Food Safety Law: Major Corporations

Food safety litigation is on the rise, with some major corporations being potentially held accountable in ways that were previously unheard of. This article examines the trends in food safety litigation, in terms of the direction it is headed and what kinds of experts may be needed to address new trends.

Two major food companies have been dealing with litigation over the safety of their products for extended periods, in the sense that the food safety concerns have not only been about a few isolated incidents but have entailed ongoing issues.  See, e.g., Rebekah Mintzer, “Chipotle and Blue Bell Cases May Turn Executive Stomachs,” Corporate Counsel, Jan. 7, 2016. In addition to protracted legal battles, the most recent food safety litigation has also been unique in that the federal government has involved itself and is pursuing potential criminal action against individual executives of the respondent companies.

The modern trend towards holding companies and their executives criminally responsible is worth noting. In fact, “Federal criminal prosecutions over food safety problems used to be nonexistent. Food-borne illness attorney Bill Marler, managing partner at Marler Clark, says that he’s been in practice for 20 years but has only seen the government launch these prosecutions in the last five.” Id.

In addition, current food safety litigation has been geared towards holding individual executives, rather than entire companies, responsible for contamination and related matters. See id, e.g. Experts have argued that because of this, if government agencies get involved, they will also take criminal action against individual members of a company, rather than the company itself. See id.

Food Safety Expert Witnesses: Choosing the Right Expert

What is the implication for companies and their executives? Some industry professionals have suggested keeping a good criminal attorney on retainer. See id. Others have mentioned the importance of selecting the right food safety experts. In terms of expert witness selection, companies should understand the direction that food safety litigation is heading and should try to choose their experts accordingly.

Specifically, what should defendants look for in expert witnesses for food safety litigation? Any expert who is retained should be very familiar with the standards that will be applied in a particular case. For example, to convict executives of a food safety violation, the prosecution will have to prove that the executive in question ignored a risk. Id. Experts who work with clients accused of a food safety violation should understand this and formulate theories and opinions that account for the specificity of the charge. Prosecutors do not have to prove that an individual knew people were getting sick in order to prove criminal liability, so experts in food safety should understand this and work to craft evidence that takes this into account and is responsive.

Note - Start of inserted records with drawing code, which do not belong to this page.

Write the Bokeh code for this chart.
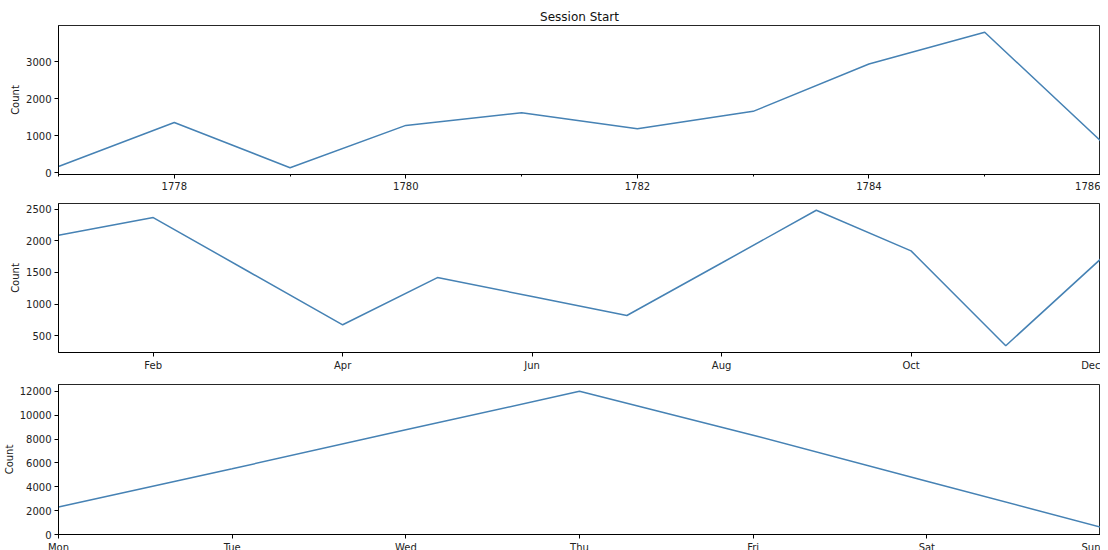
from bokeh.plotting import figure
from bokeh.layouts import column
from bokeh.models import Range1d, FixedTicker, Title
from bokeh.embed import file_html
from bokeh.resources import INLINE

# ---- data ----
years = [1777, 1778, 1779, 1780, 1781, 1782, 1783, 1784, 1785, 1786]
year_counts = [170, 1360, 135, 1280, 1620, 1190, 1660, 2940, 3800, 865]
year_ticks = [1778, 1780, 1782, 1784, 1786]
year_minor = [1777, 1779, 1781, 1783, 1785]

months = ["Jan", "Feb", "Mar", "Apr", "May", "Jun", "Jul", "Aug", "Sep", "Oct", "Nov", "Dec"]
month_counts = [2090, 2368, 1520, 673, 1420, 1120, 820, 1650, 2484, 1842, 342, 1711]
month_labels = ["Feb", "Apr", "Jun", "Aug", "Oct", "Dec"]

days = ["Mon", "Tue", "Wed", "Thu", "Fri", "Sat", "Sun"]
day_counts = [2300, 5510, 8770, 12000, 8320, 4470, 616]

title_text = "Session Start"
ylabel = "Count"
LINE = "#4682b4"
FONT = "DejaVu Sans"


def padded(vals, zero=False):
    lo, hi = min(vals), max(vals)
    s = hi - lo
    return Range1d(0 if zero else lo - 0.05 * s, hi + 0.05 * s)


def make(xr, yr, yticks, top, fh=149):
    p = figure(width=1100, frame_height=fh, output_backend="svg",
               toolbar_location=None, x_range=xr, y_range=yr)
    p.xgrid.visible = False
    p.ygrid.visible = False
    p.outline_line_color = "black"
    p.outline_line_width = 1
    p.outline_line_alpha = 0.85
    for ax in (p.xaxis[0], p.yaxis[0]):
        ax.axis_line_color = "black"
        ax.axis_line_width = 1
        ax.major_tick_line_color = "black"
        ax.minor_tick_line_color = "black"
        ax.major_tick_in = 0
        ax.major_tick_out = 4
        ax.minor_tick_in = 0
        ax.minor_tick_out = 2
        ax.major_label_text_font = FONT
        ax.major_label_text_font_size = "10px"
        ax.major_label_text_color = "#222222"
        ax.major_label_standoff = 3
    p.xaxis[0].axis_label_standoff = 0
    p.yaxis[0].ticker = FixedTicker(ticks=yticks)
    p.yaxis[0].axis_label = ylabel
    p.yaxis[0].axis_label_text_font = FONT
    p.yaxis[0].axis_label_text_font_size = "10px"
    p.yaxis[0].axis_label_text_font_style = "normal"
    p.yaxis[0].axis_label_text_color = "#222222"
    p.yaxis[0].axis_label_standoff = 2
    p.min_border_left = 50
    p.min_border_right = 0
    p.min_border_top = top
    p.min_border_bottom = 0
    return p


# ---- figure 1: years ----
p1 = make(Range1d(years[0], years[-1]), padded(year_counts), [0, 1000, 2000, 3000], 0)
p1.line(years, year_counts, line_color=LINE, line_width=1.5)
p1.xaxis[0].ticker = FixedTicker(ticks=year_ticks, minor_ticks=year_minor)
main_title = Title(text=title_text, align="center", text_font=FONT,
                   text_font_size="12px", text_font_style="normal",
                   text_color="#111111", offset=0, standoff=3)
spacer = Title(text=" ", text_font_size="1px", standoff=3)
p1.add_layout(main_title, "above")
p1.add_layout(spacer, "above")

# ---- figure 2: months ----
mx = list(range(len(months)))
p2 = make(Range1d(0, len(months) - 1), padded(month_counts), [500, 1000, 1500, 2000, 2500], 11)
p2.line(mx, month_counts, line_color=LINE, line_width=1.5)
tick_pos = [months.index(m) for m in month_labels]
p2.xaxis[0].ticker = FixedTicker(ticks=tick_pos, minor_ticks=[])
p2.xaxis[0].major_label_overrides = {i: months[i] for i in tick_pos}

# ---- figure 3: days ----
dx = list(range(len(days)))
p3 = make(Range1d(0, len(days) - 1), padded(day_counts, zero=True),
          list(range(0, 12001, 2000)), 11, fh=150)
p3.line(dx, day_counts, line_color=LINE, line_width=1.5)
p3.xaxis[0].ticker = FixedTicker(ticks=dx, minor_ticks=[])
p3.xaxis[0].major_label_overrides = {i: d for i, d in enumerate(days)}

layout = column(p1, p2, p3, spacing=0)
open("out.html", "w").write(file_html(layout, INLINE))
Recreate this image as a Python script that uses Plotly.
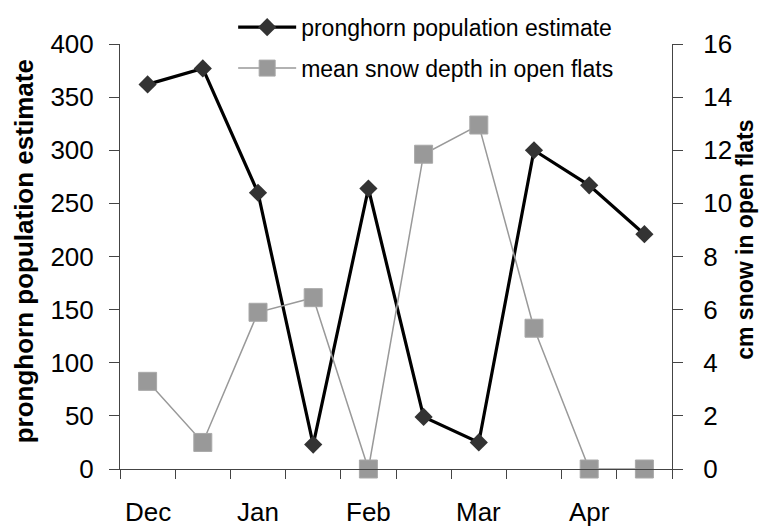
import plotly.graph_objects as go

# Survey periods (two per month); only the first of each month is labelled
periods = list(range(10))
period_labels = ["Dec", "", "Jan", "", "Feb", "", "Mar", "", "Apr", ""]

# Pronghorn counts (left axis) and snow depth in cm (right axis)
pronghorn = [362, 377, 260, 23, 264, 49, 25, 300, 267, 221]
snow_cm = [3.3, 1.0, 5.9, 6.45, 0, 11.85, 12.95, 5.3, 0, 0]

pop_ticks = [0, 50, 100, 150, 200, 250, 300, 350, 400]
snow_ticks = [0, 2, 4, 6, 8, 10, 12, 14, 16]

FONT = "Liberation Sans, Arial, sans-serif"
AXIS_COLOR = "#444444"
X_RANGE = [-0.5, 9.5]
# tick marks sit on the boundaries between survey periods
boundaries = [p - 0.5 for p in periods] + [periods[-1] + 0.5]

fig = go.Figure()

fig.add_trace(go.Scatter(
    x=periods, y=snow_cm, yaxis="y2",
    name="mean snow depth in open flats",
    mode="lines+markers",
    line=dict(color="#999999", width=1.5),
    marker=dict(symbol="square", size=18, color="#999999",
                line=dict(color="#a8a8a8", width=1)),
    cliponaxis=False, legendgroup="snow", legendrank=2,
))

fig.add_trace(go.Scatter(
    x=periods, y=pronghorn, yaxis="y",
    name="pronghorn population estimate",
    mode="lines+markers",
    line=dict(color="#000000", width=3.2),
    marker=dict(symbol="diamond", size=14, color="#333333",
                line=dict(color="#333333", width=0)),
    cliponaxis=False, legendgroup="pop", legendrank=1,
))

fig.update_layout(
    width=759, height=527,
    margin=dict(l=120, r=87, t=44, b=58, autoexpand=False),
    paper_bgcolor="white", plot_bgcolor="white",
    font=dict(family=FONT, color="black", size=26),
    showlegend=True,
    legend=dict(
        x=0.205, y=1.09, xanchor="left", yanchor="top",
        font=dict(size=23, family=FONT),
        bgcolor="rgba(0,0,0,0)",
        traceorder="grouped", tracegroupgap=8,
        itemwidth=58,
    ),
    xaxis=dict(
        range=X_RANGE, automargin=False,
        tickmode="array", tickvals=boundaries,
        ticktext=[""] * len(boundaries),
        ticks="outside", ticklen=9, tickcolor=AXIS_COLOR, tickwidth=1,
        showline=True, linecolor=AXIS_COLOR, linewidth=1,
        showgrid=False, zeroline=False,
    ),
    yaxis=dict(
        range=[0, 400], tickvals=pop_ticks, automargin=False,
        ticks="outside", ticklen=10, tickcolor=AXIS_COLOR, tickwidth=1,
        ticklabelstandoff=10,
        showline=True, linecolor=AXIS_COLOR, linewidth=1,
        showgrid=False, zeroline=False, layer="below traces",
        tickfont=dict(size=26),
    ),
    yaxis2=dict(
        range=[0, 16], tickvals=snow_ticks, overlaying="y", side="right",
        anchor="x", automargin=False,
        ticks="outside", ticklen=10, tickcolor=AXIS_COLOR, tickwidth=1,
        ticklabelstandoff=15,
        showline=True, linecolor=AXIS_COLOR, linewidth=1,
        showgrid=False, zeroline=False, layer="below traces",
        tickfont=dict(size=26),
    ),
    # inner half of the right-hand cross ticks
    yaxis3=dict(
        range=[0, 16], tickvals=snow_ticks, overlaying="y", side="right",
        anchor="x", automargin=False,
        ticks="inside", ticklen=10, tickcolor=AXIS_COLOR, tickwidth=1,
        showticklabels=False, showline=False, showgrid=False,
        zeroline=False, layer="below traces",
    ),
)

# month labels centred under their survey period
for p, lab in zip(periods, period_labels):
    if lab:
        fig.add_annotation(
            text=lab, x=p, xref="x", y=-0.1, yref="paper",
            xanchor="center", yanchor="middle", showarrow=False,
            borderpad=0,
            font=dict(size=26, family=FONT, color="black"),
        )

fig.add_annotation(
    text="<b>pronghorn population estimate</b>", textangle=-90,
    xref="paper", yref="paper", x=-0.174, y=0.512,
    xanchor="center", yanchor="middle", showarrow=False,
    font=dict(size=26, family=FONT, color="black"),
)
fig.add_annotation(
    text="<b>cm snow in open flats</b>", textangle=-90,
    xref="paper", yref="paper", x=1.132, y=0.539,
    xanchor="center", yanchor="middle", showarrow=False,
    borderpad=0,
    font=dict(size=23, family=FONT, color="black"),
)

fig.write_html("out.html")
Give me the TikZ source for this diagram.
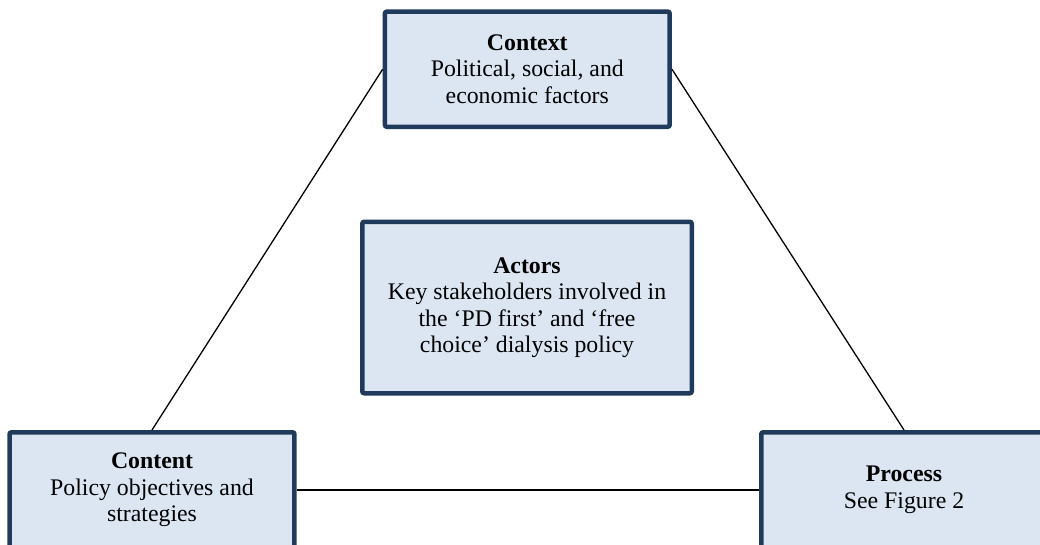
\documentclass[tikz,border=0pt]{standalone}
\usepackage{fontspec}
\setmainfont{Liberation Serif}
\definecolor{boxfill}{HTML}{DCE6F2}
\definecolor{boxline}{HTML}{203A5C}
\begin{document}
\begin{tikzpicture}[x=1pt,y=-1pt,
  fbox/.style={draw=boxline, fill=boxfill, line width=4.5pt, rounded corners=2pt,
    align=center, inner sep=0pt,
    font=\fontsize{23.8}{26.5}\selectfont},
  link/.style={line width=1.3pt, black}]
\useasboundingbox (0,0) rectangle (1040,544);
\node[fbox, minimum width=284.8pt, minimum height=115.2pt] (context) at (527.3,69.2)
  {\textbf{Context}\\Political, social, and\\economic factors};
\node[fbox, minimum width=329.5pt, minimum height=171.5pt] (actors) at (527,307.5)
  {\textbf{Actors}\\Key stakeholders involved in\\the ‘PD first’ and ‘free\\choice’ dialysis policy};
\node[fbox, minimum width=284.9pt, minimum height=115.5pt] (content) at (152,490)
  {\textbf{Content}\\Policy objectives and\\strategies};
\node[fbox, minimum width=285.5pt, minimum height=115.5pt] (process) at (904,490)
  {\textbf{Process}\\See Figure 2};
\draw[link] (context.west) -- (content.north);
\draw[link] (context.east) -- (process.north);
\draw[link] (content.east) -- (process.west);
\end{tikzpicture}
\end{document}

Expert witnesses may be more important than ever in food safety litigation, particularly when it seems that the stakes are so much higher. Regardless of whether the litigation is civil or criminal, companies and individuals selecting and retaining experts should look for witnesses who understand the direction food safety litigation is heading and can address both civil and criminal matters with confidence and credibility. If such care is taken in retaining experts, food safety headaches may become much less troublesome for the parties involved.